Büşra'nın mübaşirle ne ilgisi var
Üniversite tercihi yaparken eğitim fakültelerinin arasına, sonlara doğru, hem gelmesine mutlu olacağım hem de gelmesinden korktuğum bir bölüm yazmıştım: Hukuk. İkinci tercihim geldiğinde, Gazi Üniversitesini kazandığımda lineer cebir, diferansiyel, analitik geometri derslerine gelip giderken Ankara'nın en büyük adliyesinin önünden geçiyordum ve bilin bakalım neyi fark ettim. Dava ile uzaktan yakından alakamız olmasa bile bazı mahkemeleri izleyebileceğimizi. Ben de bu fırsatı kaçırmadım, bir kafeye bir arkadaşımla birlikte kahve içmeye uğrar gibi adliyeye uğramaya başladım.
Koridorlarda dolanır, gözüme bir dava kestirir ve izlemeye girerdim. Bu bana farklı bir bakış açısı kazandırdı. Tabii arkadaşlarımın aklına da benim hakkımda bazı sorular kazandırdı. Hâlâ her görüştüğümüzde "Tuğba böyle garip şeyler yapmayı bıraktın mı?" derler. Susarım.
Mahkeme Arapça kökenli bir kelime ve hükmetmekten geliyor. Hükmetmek de hükümden. Hüküm yargı demek. Hükümdar da hükmeden. Hatta hekim ve hakimin de konuyla yakından ilişkisi var. Hekim hakimden geliyor. Hakim de bilen, filozof, ehil anlamında. Onun da köküne inersek hikmet. Hepsi birbirine çok güçlü şekilde bağlı. Yani mahkemeden ve hükmeden kimseden hikmetli kararlar almasını beklememiz boşuna değil.
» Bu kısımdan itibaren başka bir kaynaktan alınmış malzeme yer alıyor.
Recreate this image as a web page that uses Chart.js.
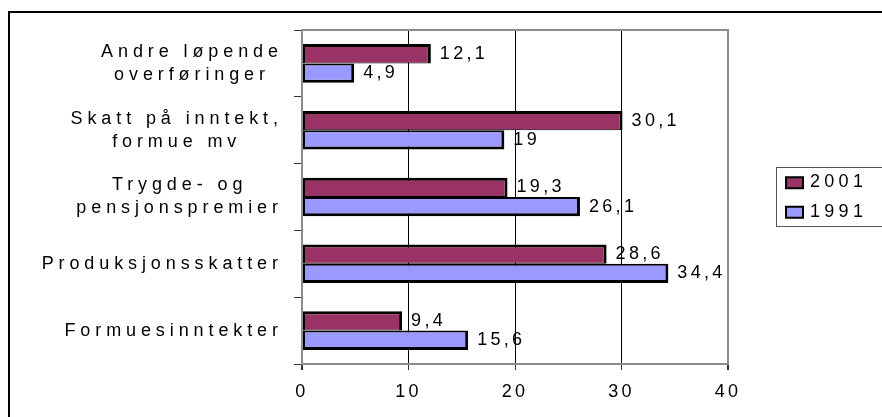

Bilirsiniz mahkemelerde duruşmaya girecek olanlara ve tanıklara mübaşirler seslenir. Mübaşir de Arapçadan dilimize geçmiş. Şu an farklı manada kullansak da aslında iyi haber getiren, müjde veren kişidir. Büşra mı? O müjde demektir. Büşra müjde, mübaşir de müjdeyi bize getiren kimse.
O zaman mevzuyu şöyle bitirelim: Hayatımızın her anında “büşra”mızı ve mübaşirimizi bekleriz.